August 29, 2000
Peach and Cricket
Mmmmm... peaches. Ripe, juicy, soft, luxurious, velvet-covered peaches that are locally grown and ripened to honey-sweet perfection. Washed my peach this morning, all red gold velvet and bigger than my fist, and a good deal of the skin just rubbed right off it was so ripe. The small bruised spots were translucent gold under the skin. I bit into the yielding flesh and had to slurp hard to keep my hands from being drenched in the juice. My. Peaches, how could J. Pufrock even hesitate? The whole thing was wonderful, juicy and drippy to the last flavorful bite.
I am now deeply spoiled. Hunting out local sources, rather than the rock-hard peaches that traveled hundreds of miles to sit in a show case for the fact that they're prettily colored and entirely unbruised and unrepentant of it. Luckily, this year, the Colorado peach crop on the West side of the mountains was a bumper crop because of the really hot summer. They always get enough rain on that side of the mountains for fruit trees, but cold spring and early, cold winters are the bane of the area. With the early, hot spring and summer, the peaches went crazy this year, and we've been eating them, ripe, for months.
It's probably the only thing that really makes up for the really awfully hot summer.
The weather, however, is breaking.
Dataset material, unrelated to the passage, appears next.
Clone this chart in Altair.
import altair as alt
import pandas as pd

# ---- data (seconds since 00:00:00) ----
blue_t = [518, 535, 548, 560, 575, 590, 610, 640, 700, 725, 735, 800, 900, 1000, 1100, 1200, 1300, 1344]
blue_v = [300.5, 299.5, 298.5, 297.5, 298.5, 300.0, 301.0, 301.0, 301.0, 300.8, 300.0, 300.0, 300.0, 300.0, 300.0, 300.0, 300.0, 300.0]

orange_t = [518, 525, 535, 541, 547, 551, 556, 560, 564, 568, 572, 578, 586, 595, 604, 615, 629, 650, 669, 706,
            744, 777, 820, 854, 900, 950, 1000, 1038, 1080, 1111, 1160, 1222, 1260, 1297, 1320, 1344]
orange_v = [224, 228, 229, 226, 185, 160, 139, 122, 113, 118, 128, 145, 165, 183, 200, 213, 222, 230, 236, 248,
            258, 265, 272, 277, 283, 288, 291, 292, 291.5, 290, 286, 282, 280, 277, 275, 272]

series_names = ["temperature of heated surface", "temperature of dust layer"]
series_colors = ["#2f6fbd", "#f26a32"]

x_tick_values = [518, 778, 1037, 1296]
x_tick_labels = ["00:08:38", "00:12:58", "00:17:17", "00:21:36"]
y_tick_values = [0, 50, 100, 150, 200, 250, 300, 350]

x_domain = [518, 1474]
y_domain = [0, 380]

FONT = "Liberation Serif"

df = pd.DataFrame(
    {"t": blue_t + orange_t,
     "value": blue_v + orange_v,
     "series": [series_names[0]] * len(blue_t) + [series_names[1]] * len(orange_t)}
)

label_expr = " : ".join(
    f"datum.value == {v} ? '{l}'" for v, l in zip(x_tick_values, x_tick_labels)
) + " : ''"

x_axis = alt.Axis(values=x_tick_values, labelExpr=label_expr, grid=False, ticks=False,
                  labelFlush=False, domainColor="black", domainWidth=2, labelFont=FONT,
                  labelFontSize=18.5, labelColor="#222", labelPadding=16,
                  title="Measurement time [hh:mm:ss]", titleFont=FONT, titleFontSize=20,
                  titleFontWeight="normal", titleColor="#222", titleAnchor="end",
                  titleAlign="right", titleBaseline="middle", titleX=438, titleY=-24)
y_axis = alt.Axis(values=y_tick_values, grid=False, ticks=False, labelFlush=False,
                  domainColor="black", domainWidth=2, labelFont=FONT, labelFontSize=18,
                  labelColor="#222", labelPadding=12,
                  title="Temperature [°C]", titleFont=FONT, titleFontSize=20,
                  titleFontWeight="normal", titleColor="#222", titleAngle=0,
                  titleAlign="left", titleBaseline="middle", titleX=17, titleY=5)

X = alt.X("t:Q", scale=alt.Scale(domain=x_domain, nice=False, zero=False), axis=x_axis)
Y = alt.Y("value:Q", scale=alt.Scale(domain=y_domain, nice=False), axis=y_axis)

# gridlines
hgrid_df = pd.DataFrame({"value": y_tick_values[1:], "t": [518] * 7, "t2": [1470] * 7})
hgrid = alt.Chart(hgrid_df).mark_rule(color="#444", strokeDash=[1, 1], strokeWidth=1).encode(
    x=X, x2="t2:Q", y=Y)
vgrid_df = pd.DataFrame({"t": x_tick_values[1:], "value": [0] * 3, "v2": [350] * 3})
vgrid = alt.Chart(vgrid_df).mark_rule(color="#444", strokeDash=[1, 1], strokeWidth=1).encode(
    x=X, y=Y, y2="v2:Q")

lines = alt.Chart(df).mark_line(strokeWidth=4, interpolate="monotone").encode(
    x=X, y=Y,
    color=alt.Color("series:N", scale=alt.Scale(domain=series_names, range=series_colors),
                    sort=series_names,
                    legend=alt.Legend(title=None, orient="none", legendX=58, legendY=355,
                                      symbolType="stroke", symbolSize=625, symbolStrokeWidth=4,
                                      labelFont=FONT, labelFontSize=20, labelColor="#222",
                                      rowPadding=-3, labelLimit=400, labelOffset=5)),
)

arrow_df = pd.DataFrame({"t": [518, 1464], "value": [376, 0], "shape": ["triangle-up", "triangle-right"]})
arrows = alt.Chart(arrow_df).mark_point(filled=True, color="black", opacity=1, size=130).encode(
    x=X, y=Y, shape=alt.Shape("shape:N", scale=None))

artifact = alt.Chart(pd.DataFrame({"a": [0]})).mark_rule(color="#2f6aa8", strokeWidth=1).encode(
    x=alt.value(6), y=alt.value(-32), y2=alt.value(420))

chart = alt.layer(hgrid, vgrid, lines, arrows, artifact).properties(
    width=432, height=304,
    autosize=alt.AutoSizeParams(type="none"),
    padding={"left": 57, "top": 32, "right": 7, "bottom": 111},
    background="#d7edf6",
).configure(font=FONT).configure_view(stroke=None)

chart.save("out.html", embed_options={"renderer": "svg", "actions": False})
Gradually enough that I hadn't really noticed, but the forecast for the rest of the week is in the low 80's and even 70's with night time temperatures getting into the 40's. Cool, even wet. The mornings are all clear and hot and sunny and then by afternoon the clouds start rolling in and today, when I got home and started making dinner, the rain started falling hard again.
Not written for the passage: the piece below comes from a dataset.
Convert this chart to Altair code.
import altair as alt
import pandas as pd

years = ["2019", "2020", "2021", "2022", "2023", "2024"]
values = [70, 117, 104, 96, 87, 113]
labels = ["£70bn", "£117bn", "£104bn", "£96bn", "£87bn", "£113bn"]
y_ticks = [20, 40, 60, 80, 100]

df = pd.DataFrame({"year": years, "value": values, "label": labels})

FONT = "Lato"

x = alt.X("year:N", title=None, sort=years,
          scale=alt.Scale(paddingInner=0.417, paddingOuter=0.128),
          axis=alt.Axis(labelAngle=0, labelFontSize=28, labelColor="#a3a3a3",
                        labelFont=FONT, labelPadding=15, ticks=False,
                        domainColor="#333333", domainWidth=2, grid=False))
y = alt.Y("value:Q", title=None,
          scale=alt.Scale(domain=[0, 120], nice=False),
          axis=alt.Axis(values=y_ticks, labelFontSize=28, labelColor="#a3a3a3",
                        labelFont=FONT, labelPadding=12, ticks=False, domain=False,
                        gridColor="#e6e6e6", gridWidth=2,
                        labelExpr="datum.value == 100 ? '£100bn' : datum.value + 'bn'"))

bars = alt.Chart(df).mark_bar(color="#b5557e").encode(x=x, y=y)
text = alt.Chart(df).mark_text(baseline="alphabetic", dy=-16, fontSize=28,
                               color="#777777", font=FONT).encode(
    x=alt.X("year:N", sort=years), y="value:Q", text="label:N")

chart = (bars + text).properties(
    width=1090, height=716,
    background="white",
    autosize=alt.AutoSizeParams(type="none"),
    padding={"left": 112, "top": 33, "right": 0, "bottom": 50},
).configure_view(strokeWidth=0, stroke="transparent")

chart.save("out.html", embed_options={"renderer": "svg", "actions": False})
I could hear the wind howling upstairs, through a cracked open window and the skylight. So I tromped upstairs and found the carpets are already damp, so I closed the windows there and in the other guest room. Then went down to a very excited Fezzik, who was bouncing all around the inside of the house, barking at every flash of lightning. I'd let him out into the maelstrom, with the wind whipping and the thunder rumbling and the rain battering the windows, having the wrestle with the door as the wind tried to take it from me. He'd trundle out to bark back at the Thunder Dog and even more happily at the lightning flashes, go run around on the grass and get his feet sopping wet before banging on the door to be let back in. Once in the house, soaking the matt with his wet feet, he would shake off all the rain water and bounce about a bit before settling on the good rug to lick his feet clean. He also groomed his fur, getting all the rain water off that the shake didn't take care of and curl up contentedly until the next set of flash-boom lightning thunder groups.
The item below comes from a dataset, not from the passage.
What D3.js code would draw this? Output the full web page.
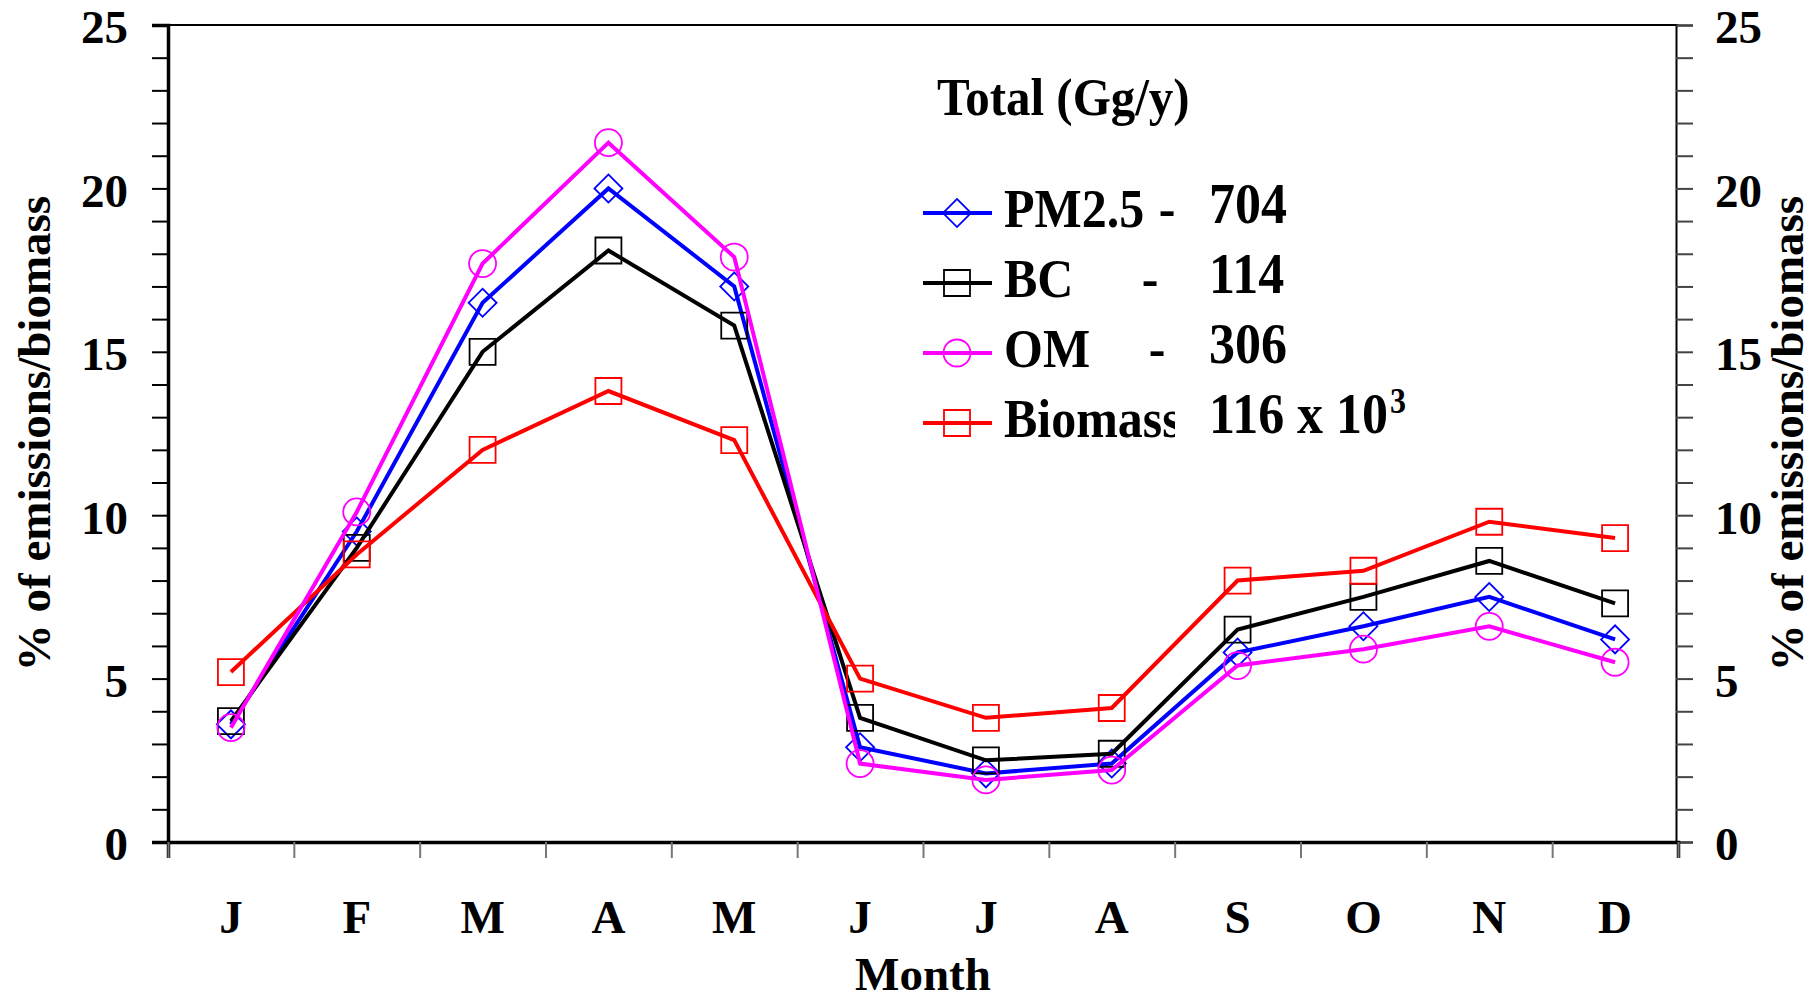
<!DOCTYPE html>
<html>
<head>
<meta charset="utf-8">
<script src="https://cdn.jsdelivr.net/npm/d3@7"></script>
<style>
  body { margin: 0; background: #fff; }
  text { font-family: "Liberation Serif", "Times New Roman", serif; font-weight: bold; }
</style>
</head>
<body>
<div id="chart"></div>
<script>
// month labels (index used as the key because J/M/A repeat)
var months = ["J", "F", "M", "A", "M", "J", "J", "A", "S", "O", "N", "D"];

// % of annual emissions per month
var pm25    = [3.6, 9.5, 16.5, 20.0, 17.0, 2.9, 2.1, 2.4, 5.8, 6.6, 7.5, 6.2];
var bc      = [3.7, 9.0, 15.0, 18.1, 15.8, 3.8, 2.5, 2.7, 6.5, 7.5, 8.6, 7.3];
var om      = [3.5, 10.1, 17.7, 21.4, 17.9, 2.4, 1.9, 2.2, 5.4, 5.9, 6.6, 5.5];
var biomass = [5.2, 8.8, 12.0, 13.8, 12.3, 5.0, 3.8, 4.1, 8.0, 8.3, 9.8, 9.3];

var seriesNames = ["PM2.5", "BC", "OM", "Biomass"];
var seriesTotals = ["704", "114", "306", "116 x 10"];
var yTicks = d3.range(0, 26, 1);

var series = [
  {name: "PM2.5", values: pm25, color: "#0000ff", marker: "diamond"},
  {name: "BC", values: bc, color: "#000000", marker: "square"},
  {name: "Biomass", values: biomass, color: "#ff0000", marker: "square"},
  {name: "OM", values: om, color: "#ff00ff", marker: "circle"}
];

var width = 1818, height = 1000;
var margin = {top: 25, right: 140, bottom: 158, left: 168};
var plotW = width - margin.left - margin.right,
    plotH = height - margin.top - margin.bottom;

var svg = d3.select("#chart")
  .append("svg")
  .attr("width", width)
  .attr("height", height);

var g = svg.append("g")
  .attr("transform", "translate(" + margin.left + "," + margin.top + ")");

var x = d3.scaleBand()
  .domain(d3.range(months.length))
  .range([0, plotW]);

var xEdge = d3.scaleLinear()
  .domain([0, months.length])
  .range([0, plotW]);

var y = d3.scaleLinear()
  .domain([0, 25])
  .range([plotH, 0]);

// frame: top line
g.append("line")
  .attr("x1", -16).attr("x2", plotW)
  .attr("y1", 0).attr("y2", 0)
  .attr("stroke", "#000").attr("stroke-width", 2);

// left axis
var yLeft = g.append("g")
  .call(d3.axisLeft(y).tickValues(yTicks).tickSize(16).tickPadding(24)
    .tickFormat(function(d){ return d % 5 === 0 ? d : ""; }));
yLeft.select(".domain").attr("stroke-width", 3.5);
yLeft.selectAll(".tick line").attr("stroke-width", 2);
yLeft.selectAll(".tick text")
  .attr("font-size", 47).attr("fill", "#000")
  .attr("dy", "0.38em");

// right axis
var yRight = g.append("g")
  .attr("transform", "translate(" + (plotW - 2) + ",0)")
  .call(d3.axisRight(y).tickValues(yTicks).tickSize(17).tickPadding(22)
    .tickFormat(function(d){ return d % 5 === 0 ? d : ""; }));
yRight.select(".domain").attr("stroke-width", 2);
yRight.selectAll(".tick line").attr("stroke", "#444").attr("stroke-width", 2);
yRight.selectAll(".tick text")
  .attr("font-size", 47).attr("fill", "#000")
  .attr("dy", "0.38em");

// bottom axis: gray ticks at month boundaries
var xAxis = g.append("g")
  .attr("transform", "translate(0," + plotH + ")")
  .call(d3.axisBottom(xEdge).tickValues(d3.range(0, 13)).tickSize(16).tickFormat(""));
xAxis.select(".domain").attr("stroke-width", 3.5);
xAxis.selectAll(".tick line").attr("stroke", "#777").attr("stroke-width", 2);

// month labels
g.append("g").selectAll("text")
  .data(months)
  .enter()
  .append("text")
  .attr("x", function(d, i){ return x(i) + x.bandwidth() / 2; })
  .attr("y", plotH + 91)
  .attr("text-anchor", "middle")
  .attr("font-size", 47)
  .text(function(d){ return d; });

// axis titles
svg.append("text")
  .attr("x", margin.left + plotW / 2)
  .attr("y", 990)
  .attr("text-anchor", "middle")
  .attr("font-size", 47)
  .text("Month");

svg.append("text")
  .attr("transform", "translate(50," + (margin.top + plotH / 2) + ") rotate(-90)")
  .attr("text-anchor", "middle")
  .attr("font-size", 47)
  .text("% of emissions/biomass");

svg.append("text")
  .attr("transform", "translate(1803," + (margin.top + plotH / 2) + ") rotate(-90)")
  .attr("text-anchor", "middle")
  .attr("font-size", 47)
  .text("% of emissions/biomass");

// marker symbols
function markerPath(type) {
  if (type === "circle") return d3.symbol().type(d3.symbolCircle).size(Math.PI * 13.5 * 13.5)();
  if (type === "diamond") return d3.symbol().type(d3.symbolSquare).size(392)();
  return d3.symbol().type(d3.symbolSquare).size(676)();
}
function markerTransform(type, px, py) {
  return "translate(" + px + "," + py + ")" + (type === "diamond" ? " rotate(45)" : "");
}

var line = d3.line()
  .x(function(d, i){ return x(i) + x.bandwidth() / 2; })
  .y(function(d){ return y(d); });

series.forEach(function(s){
  g.append("path")
    .datum(s.values)
    .attr("d", line)
    .attr("fill", "none")
    .attr("stroke", s.color)
    .attr("stroke-width", 4)
    .attr("stroke-linejoin", "miter");

  g.append("g").selectAll("path")
    .data(s.values)
    .enter()
    .append("path")
    .attr("d", markerPath(s.marker))
    .attr("transform", function(d, i){
      return markerTransform(s.marker, x(i) + x.bandwidth() / 2, y(d));
    })
    .attr("fill", "none")
    .attr("stroke", s.color)
    .attr("stroke-width", 1.8);
});

// legend (glyphs in the original are a little taller than wide)
var legend = svg.append("g");
legend.append("text")
  .attr("transform", "translate(937,115) scale(1,1.08)")
  .attr("font-size", 49)
  .text("Total (Gg/y)");

svg.append("defs").append("clipPath")
  .attr("id", "clipName")
  .append("rect")
  .attr("x", 0).attr("y", -100).attr("width", 171).attr("height", 200);

var legendRows = [
  {name: seriesNames[0], total: seriesTotals[0], color: "#0000ff", marker: "diamond", dashX: 1167},
  {name: seriesNames[1], total: seriesTotals[1], color: "#000000", marker: "square", dashX: 1150},
  {name: seriesNames[2], total: seriesTotals[2], color: "#ff00ff", marker: "circle", dashX: 1157},
  {name: seriesNames[3], total: seriesTotals[3], color: "#ff0000", marker: "square", dashX: null}
];

legendRows.forEach(function(r, i){
  var cy = 213 + i * 70;
  legend.append("line")
    .attr("x1", 923).attr("x2", 992)
    .attr("y1", cy).attr("y2", cy)
    .attr("stroke", r.color).attr("stroke-width", 4);
  legend.append("path")
    .attr("d", markerPath(r.marker))
    .attr("transform", markerTransform(r.marker, 957, cy))
    .attr("fill", "none")
    .attr("stroke", r.color)
    .attr("stroke-width", 1.8);
  legend.append("g")
    .attr("transform", "translate(1004," + (cy + 14) + ")")
    .attr("clip-path", "url(#clipName)")
    .append("text")
    .attr("transform", "scale(1,1.1)")
    .attr("font-size", 50)
    .text(r.name);
  if (r.dashX !== null) {
    legend.append("text")
      .attr("transform", "translate(" + r.dashX + "," + (cy + 14) + ") scale(1,1.1)")
      .attr("font-size", 50)
      .attr("text-anchor", "middle")
      .text("-");
  }
  var t = legend.append("text")
    .attr("transform", "translate(1209," + (cy + 10) + ") scale(1,1.1)")
    .attr("font-size", 52)
    .text(r.total);
  if (i === 3) {
    t.append("tspan")
      .attr("dx", 2)
      .attr("dy", -18)
      .attr("font-size", 32)
      .text("3");
  }
});
</script>
</body>
</html>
Then he'd be up and out again.
Energetic dog. So while he was going through all that happily, I was making dinner. Had a leftover less than a quarter of an onion, some not so fresh mushrooms, so I chopped and sliced and caramlized the onions and sauteed the mushrooms while I marinated thinly sliced flank steak in cornstarch and dry Marsala wine. Water boiled quickly in my electric teapot and I made a cup of beef boullion. A quick stir fry of the beef and more marsala to deglaze the pan as I dumped everything back in. Cook cook cook to get the alcohol out. Then enough of the boullion to cover everything and a good grind of fresh peppercorns, simmer simmer simmer. Then I pulled out the sour cream. Plop! Until it was creamy and lovely and back to a slow simmer.
Quick strogenoff, on a nuked hot, boiled Yukon gold potato from the weekend. Happiness is a hot dinner.
Rain rain rain... it rained steadily and the drumming of the water on the roof and the porches was just wonderful. Relaxing, soothing and really great. I managed to get Fezzik's dinner down, too and he stopped his running back and forth long enough to eat it. Cool air came in all the open windows, that were out onto the porch, so were roofed enough to not let water in as well.
John called twice. Once while I was cooking because he wasn't sure when he'd be able to again, again much later, from the sushi restaurant where he'd had dinner with the gang in San Jose. It's good that he eats the things I can't when he's not with me, so I don't envy him too badly. He sounded tired and cheerful and like he'd had useful days. Yay!
I get to see him tomorrow!
So I did the usual stuff and went to bed and didn't get to sleep when I heard that darned loud cricket again, and this time he didn't stop when I got up and I found out why. He was under the fridge, chirping away happily and the cavity the fridge is in was making the sound echo nicely. Argh. I put a stick under the fridge, but it didn't go far enough, though it did get the little guy to stop chirping, so I went back to bed and he started right up again. A little weaker and more uncertain than before, and then getting back into the swing of it. I growled and wrestled the fridge out from the cubby and there he was. Bug.
I got the broom out and a Big Gulp cup and shoo'ed the guy into the cup and got the broom on the opening, after a dozen tries where he just jumped right back out again. I finally tossed him out onto the back lawn and went back to bed happy in knowing that he'd now have Stuff to eat and drink and things and very much happier that I could sleep in the quiet. Fezzik settled outside my door when I turned off the lights and I heard him sigh contentedly as well.